Despite the term’s frequent use across college basketball, Missouri head coach Dennis Gates doesn’t believe his team’s next matchup is towing that line.
“They’re not on the bubble, they’re NCAA tournament team,” Gates said. “They’re top 25 in my eyes and then our team’s eyes.”
The 4-9 conference record does not help the Razorbacks’ case for making the tournament and neither does the team’s frequent disfunctional moments. The way head coach John Calipari constructed his team, by acquiring many of his former Kentucky players, along with two others and a plethora of talented freshmen, has yet to find consistent success.
That doesn’t mean the Razorbacks don’t have any national respect. Arkansas was a preseason-ranked team according to the AP Top 25 and many expected them to be a contender in the SEC. Though it hasn’t exactly gone that way, their hope for March Madness lies on the bubble.
“In every preseason publication this team was ranked top 10 and they have not changed,” Gates said.
To many teams, where an outside organization ranks them is not important. That’s the same for Gates and his team, a point he and his players have made on numerous occasions.
“We don’t go with the ebb and flows of what opinions are from AP and what they think unless everybody watches every game, which I am shocked if every voter watches everybody’s game in the top 25 to compare and put their votes in,” Gates said.
On February 14, the NCAA Selection Committee released its top-16 committee ranking for the first time this season. The Tigers, along with Arkansas, were not included in that list. Coming off an impressive win against No. 4 Alabama and adding another against the Razorbacks would potentially move them into that group of teams.
“The only room that does that just announced only 16 [teams],” Gates said. “That’s the only ranking that matters in college basketball. We wasn’t a part of that 16. They wasn’t a part of that 16. That’s all that counts.”
Despite the lack of success, Arkansas still has a talented team with a proven head coach in Calipari. They will play with the same philosophy in Fayetteville that they did in Columbia with the same players that are capable of winning big games. Nothing about playing Arkansas on the road will be easy.
“[John] Calipari has not changed his coaching style,” Gates said. “He’s the same coach that everybody said was a top 25 team, top 10 in the country. That’s what we go off of.”
Their record and individual stats are deceiving. Led by forward Adou Thiero and guards Johnell Davis and D.J. Wagner, all it takes is one of the three getting hot for a game to spiral for their opponent.
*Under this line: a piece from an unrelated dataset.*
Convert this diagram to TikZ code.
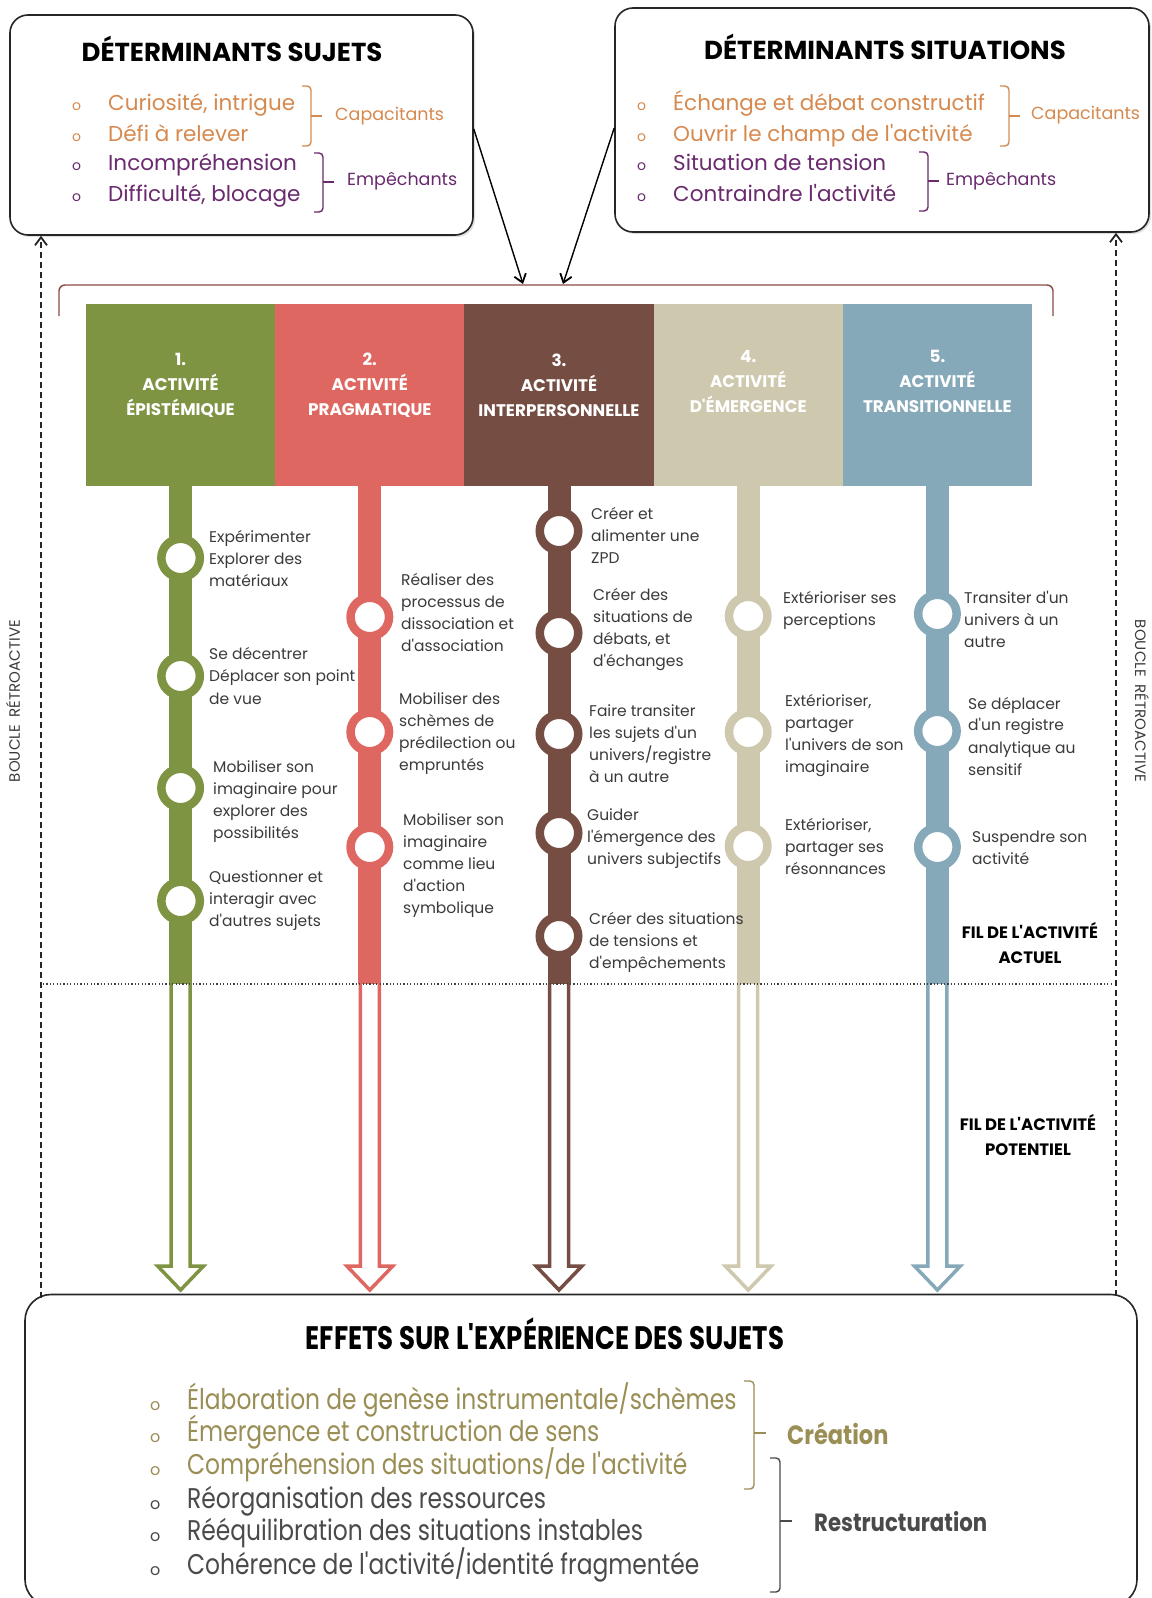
\documentclass[tikz,border=0pt]{standalone}
\usepackage{fontspec}
\setmainfont{Poppins}[Ligatures=TeXOff]
\newfontfamily\condfont[FakeStretch=0.85]{Poppins}
\newfontfamily\bodyfont[FakeStretch=0.82]{Poppins}
\newfontfamily\condtitle[FakeStretch=0.8]{Poppins}
\usetikzlibrary{arrows.meta,shadows}
\definecolor{cgreen}{HTML}{7F9443}
\definecolor{cred}{HTML}{DF6761}
\definecolor{cbrown}{HTML}{754D43}
\definecolor{cbeige}{HTML}{CDC8AE}
\definecolor{cblue}{HTML}{86A9BA}
\definecolor{corange}{HTML}{D6894E}
\definecolor{cpurple}{HTML}{6A2A6E}
\definecolor{ckhaki}{HTML}{9A8E55}
\definecolor{cgray}{HTML}{4A4A4A}
\definecolor{lblgray}{HTML}{3A3A3A}
\definecolor{cbracket}{HTML}{8A4B45}
\begin{document}
\begin{tikzpicture}[x=1pt,y=-1pt,
  topbox/.style={draw=black!85, line width=1.6, rounded corners=18, fill=white, inner sep=0,
    drop shadow={shadow xshift=2pt, shadow yshift=-2pt, opacity=0.25}},
  actbox/.style={minimum width=189.2, minimum height=182, inner sep=0, draw=none},
  acttext/.style={text=white, font=\fontsize{16.8}{25}\selectfont\bfseries, align=center, inner sep=0},
  ring/.style={circle, draw=#1, line width=8.5, fill=white, minimum size=38.5, inner sep=0},
  lbl/.style={anchor=west, align=left, inner sep=0, text=lblgray, font=\fontsize{15.5}{22}\selectfont},
  thread/.style={line width=23, draw=#1},
  hollow/.style={draw=#1, fill=white, line width=3.5, line join=miter},
  toptitle/.style={font=\fontsize{26}{26}\selectfont\bfseries, inner sep=0},
  item/.style={anchor=west, inner sep=0, font=\fontsize{21.5}{21.5}\selectfont, text height=15, text depth=5},
  dot/.style={anchor=west, inner sep=0, font=\fontsize{14}{14}\selectfont, text height=7.5, text depth=0},
  bracelbl/.style={anchor=west, inner sep=0, font=\fontsize{17.5}{17.5}\selectfont, text height=13, text depth=4},
  fil/.style={font=\fontsize{16.5}{25}\selectfont\bfseries, align=center, inner sep=0},
  boucle/.style={font=\fontsize{15}{15}\selectfont, text=lblgray, inner sep=0},
  bitem/.style={anchor=west, inner sep=0, font=\bodyfont\fontsize{28.5}{28.5}\selectfont, text height=20, text depth=7},
  bdot/.style={anchor=west, inner sep=0, font=\fontsize{16}{16}\selectfont, text height=8.5, text depth=0},
  brc/.style={line width=1.4, rounded corners=4},
  fb/.style={-{Straight Barb[length=8, width=12, line width=1.8]}, line width=1.4}
]
\useasboundingbox (0,0) rectangle (1151,1598);

% ---------- top boxes ----------
\node[topbox, minimum width=463, minimum height=220] (ds) at (241.5,125) {};
\node[topbox, minimum width=534, minimum height=224] (dsit) at (882,120) {};

\node[toptitle] (dsT) at (232,49) {DÉTERMINANTS SUJETS};
\node[toptitle] (dsitT) at (885,47) {DÉTERMINANTS SITUATIONS};

% left box items
\node[dot, text=corange] (lb1) at (72,107) {o};
\node[dot, text=corange] (lb2) at (72,138) {o};
\node[dot, text=cpurple] (lb3) at (72,167) {o};
\node[dot, text=cpurple] (lb4) at (72,198) {o};
\node[item, text=corange] (li1) at (108,105.5) {Curiosité, intrigue};
\node[item, text=corange] (li2) at (108,136.5) {Défi à relever};
\node[item, text=cpurple] (li3) at (108,165.5) {Incompréhension};
\node[item, text=cpurple] (li4) at (108,196.5) {Difficulté, blocage};
\draw[brc, corange] (302,86) -- (311,86) -- (311,146) -- (302,146);
\draw[line width=1.4, corange] (311,116) -- (322,116);
\node[bracelbl, text=corange] (lcap) at (335,116) {Capacitants};
\draw[brc, cpurple] (314,153) -- (323,153) -- (323,212) -- (314,212);
\draw[line width=1.4, cpurple] (323,182) -- (334,182);
\node[bracelbl, text=cpurple] (lemp) at (347,181) {Empêchants};

% right box items
\node[dot, text=corange] (rb1) at (637,107) {o};
\node[dot, text=corange] (rb2) at (637,138) {o};
\node[dot, text=cpurple] (rb3) at (637,167) {o};
\node[dot, text=cpurple] (rb4) at (637,198) {o};
\node[item, text=corange] (ri1) at (673,105.5) {Échange et débat constructif};
\node[item, text=corange] (ri2) at (673,136.5) {Ouvrir le champ de l'activité};
\node[item, text=cpurple] (ri3) at (673,165.5) {Situation de tension};
\node[item, text=cpurple] (ri4) at (673,196.5) {Contraindre l'activité};
\draw[brc, corange] (1000,86) -- (1009,86) -- (1009,146) -- (1000,146);
\draw[line width=1.4, corange] (1009,116) -- (1020,116);
\node[bracelbl, text=corange] (rcap) at (1031,115) {Capacitants};
\draw[brc, cpurple] (919,152) -- (928,152) -- (928,211) -- (919,211);
\draw[line width=1.4, cpurple] (928,181) -- (939,181);
\node[bracelbl, text=cpurple] (remp) at (946,181) {Empêchants};

% ---------- bracket and arrows ----------
\draw[cbracket, line width=1.4, rounded corners=6] (59,316) -- (59,285) -- (1053,285) -- (1053,316);
\coordinate (tipL) at (523,284);
\coordinate (tipR) at (563,284);
\draw[fb] ([yshift=-4]ds.east) -- (tipL);
\draw[fb] ([yshift=-8]dsit.west) -- (tipR);

% ---------- activity boxes ----------
\node[actbox, fill=cgreen] (a1) at (180.6,395) {};
\node[actbox, fill=cred] (a2) at (369.8,395) {};
\node[actbox, fill=cbrown] (a3) at (559.0,395) {};
\node[actbox, fill=cbeige] (a4) at (748.2,395) {};
\node[actbox, fill=cblue] (a5) at (937.4,395) {};
\node[acttext] (t1) at (180.6,385) {1.\\ACTIVITÉ\\ÉPISTÉMIQUE};
\node[acttext] (t2) at (369.8,385) {2.\\ACTIVITÉ\\PRAGMATIQUE};
\node[acttext] (t3) at (559.0,385) {3.\\ACTIVITÉ\\INTERPERSONNELLE};
\node[acttext] (t4) at (748.2,381) {4.\\ACTIVITÉ\\D'ÉMERGENCE};
\node[acttext] (t5) at (937.4,381) {5.\\ACTIVITÉ\\TRANSITIONNELLE};

% dotted line coordinates
\coordinate (d1) at (180.6,984);
\coordinate (d2) at (369.8,984);
\coordinate (d3) at (559.0,984);
\coordinate (d4) at (748.2,984);
\coordinate (d5) at (937.4,984);

% hollow arrows
\foreach \cx/\col in {180.6/cgreen, 369.8/cred, 559.0/cbrown, 748.2/cbeige, 937.4/cblue}{
  \path[hollow=\col] (\cx-9.5,984) -- (\cx-9.5,1266) -- (\cx-23,1266) -- (\cx,1290) -- (\cx+23,1266) -- (\cx+9.5,1266) -- (\cx+9.5,984);
}

% threads
\draw[thread=cgreen] (a1.south) -- (d1);
\draw[thread=cred] (a2.south) -- (d2);
\draw[thread=cbrown] (a3.south) -- (d3);
\draw[thread=cbeige] (a4.south) -- (d4);
\draw[thread=cblue] (a5.south) -- (d5);

% dotted line
\coordinate (dotL) at (43,984);
\coordinate (dotR) at (1111,984);
\draw[line width=1.2, dash pattern=on 1.2 off 2.2, black!75] (dotL) -- (dotR);

% rings
\node[ring=cgreen] (c11) at (180.6,558) {};
\node[ring=cgreen] (c12) at (180.6,676) {};
\node[ring=cgreen] (c13) at (180.6,788) {};
\node[ring=cgreen] (c14) at (180.6,901) {};
\node[ring=cred] (c21) at (369.8,617) {};
\node[ring=cred] (c22) at (369.8,732) {};
\node[ring=cred] (c23) at (369.8,847) {};
\node[ring=cbrown] (c31) at (559.0,531) {};
\node[ring=cbrown] (c32) at (559.0,633) {};
\node[ring=cbrown] (c33) at (559.0,734) {};
\node[ring=cbrown] (c34) at (559.0,833) {};
\node[ring=cbrown] (c35) at (559.0,936) {};
\node[ring=cbeige] (c41) at (748.2,616) {};
\node[ring=cbeige] (c42) at (748.2,732) {};
\node[ring=cbeige] (c43) at (748.2,846) {};
\node[ring=cblue] (c51) at (937.4,614) {};
\node[ring=cblue] (c52) at (937.4,731) {};
\node[ring=cblue] (c53) at (937.4,847) {};

% labels
\node[lbl] (l11) at (209,559) {Expérimenter\\Explorer des\\matériaux};
\node[lbl] (l12) at (209,676) {Se décentrer\\Déplacer son point\\de vue};
\node[lbl] (l13) at (213,802) {Mobiliser son\\imaginaire pour\\explorer des\\possibilités};
\node[lbl] (l14) at (209,901) {Questionner et\\interagir avec\\d'autres sujets};
\node[lbl] (l21) at (401,613) {Réaliser des\\processus de\\dissociation et\\d'association};
\node[lbl] (l22) at (399,734) {Mobiliser des\\schèmes de\\prédilection ou\\empruntés};
\node[lbl] (l23) at (403,866) {Mobiliser son\\imaginaire\\comme lieu\\d'action\\symbolique};
\node[lbl] (l31) at (591,535) {Créer et\\alimenter une\\ZPD};
\node[lbl] (l32) at (593,630) {Créer des\\situations de\\débats, et\\d'échanges};
\node[lbl] (l33) at (589,744) {Faire transiter\\les sujets d'un\\univers/registre\\à un autre};
\node[lbl] (l34) at (587,839) {Guider\\l'émergence des\\univers subjectifs};
\node[lbl] (l35) at (589,942) {Créer des situations\\de tensions et\\d'empêchements};
\node[lbl] (l41) at (783,610) {Extérioriser ses\\perceptions};
\node[lbl] (l42) at (785,736) {Extérioriser,\\partager\\l'univers de son\\imaginaire};
\node[lbl] (l43) at (785,846) {Extérioriser,\\partager ses\\résonnances};
\node[lbl] (l51) at (964,619) {Transiter d'un\\univers à un\\autre};
\node[lbl] (l52) at (968,736) {Se déplacer\\d'un registre\\analytique au\\sensitif};
\node[lbl] (l53) at (972,848) {Suspendre son\\activité};

\node[fil] (fa) at (1030,943) {FIL DE L'ACTIVITÉ\\ACTUEL};
\node[fil] (fp) at (1028,1135) {FIL DE L'ACTIVITÉ\\POTENTIEL};

% ---------- bottom box ----------
\node[draw=black!85, line width=1.6, rounded corners=26, fill=white, minimum width=1112, minimum height=311, inner sep=0] (eff) at (581,1450) {};
\node[font=\condtitle\fontsize{32.5}{32.5}\selectfont\bfseries, inner sep=0] (effT) at (545,1334) {EFFETS SUR L'EXPÉRIENCE DES SUJETS};

\node[bdot, text=ckhaki] (bb1) at (150,1406) {o};
\node[bdot, text=ckhaki] (bb2) at (150,1438) {o};
\node[bdot, text=ckhaki] (bb3) at (150,1471) {o};
\node[bdot, text=cgray] (bb4) at (150,1505) {o};
\node[bdot, text=cgray] (bb5) at (150,1537) {o};
\node[bdot, text=cgray] (bb6) at (150,1571) {o};
\node[bitem, text=ckhaki] (bi1) at (187,1403) {Élaboration de genèse instrumentale/schèmes};
\node[bitem, text=ckhaki] (bi2) at (187,1435) {Émergence et construction de sens};
\node[bitem, text=ckhaki] (bi3) at (187,1468) {Compréhension des situations/de l'activité};
\node[bitem, text=cgray] (bi4) at (187,1502) {Réorganisation des ressources};
\node[bitem, text=cgray] (bi5) at (187,1534) {Rééquilibration des situations instables};
\node[bitem, text=cgray] (bi6) at (187,1568) {Cohérence de l'activité/identité fragmentée};

\draw[brc, ckhaki] (744,1381) -- (754,1381) -- (754,1489) -- (744,1489);
\draw[line width=1.4, ckhaki] (754,1433) -- (766,1433);
\node[anchor=west, inner sep=0, text=ckhaki, font=\condfont\fontsize{26.5}{26.5}\selectfont\bfseries] (cre) at (787,1434) {Création};
\draw[brc, cgray] (770,1458) -- (780,1458) -- (780,1592) -- (770,1592);
\draw[line width=1.4, cgray] (780,1521) -- (792,1521);
\node[anchor=west, inner sep=0, text=cgray, font=\condfont\fontsize{25}{25}\selectfont\bfseries] (res) at (814,1522) {Restructuration};

% ---------- feedback loops ----------
\coordinate (fl) at (41,1298);
\coordinate (fr) at (1116,1296);
\draw[fb, dash pattern=on 6 off 4, black!85] (fl) -- (fl |- ds.south);
\draw[fb, dash pattern=on 6 off 4, black!85] (fr) -- (fr |- dsit.south);
\node[boucle, rotate=90] (bl) at (13,701) {BOUCLE\ \ RÉTROACTIVE};
\node[boucle, rotate=-90] (br) at (1142,701) {BOUCLE\ \ RÉTROACTIVE};
\end{tikzpicture}
\end{document}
The Tigers have an important task at hand in a potential trap game that could end the momentum they’ve built over the last three games.
Missouri is hot and is playing like one of the best teams in the country right now. They defeated Arkansas 83-65 when they visited Mizzou Arena, getting out to a blazing start and not giving the Razorbacks much chance to win.
The Tigers and Razorbacks will get things started at 7:00 p.m. CT at Bud Walton Arena on Saturday, Feb. 22.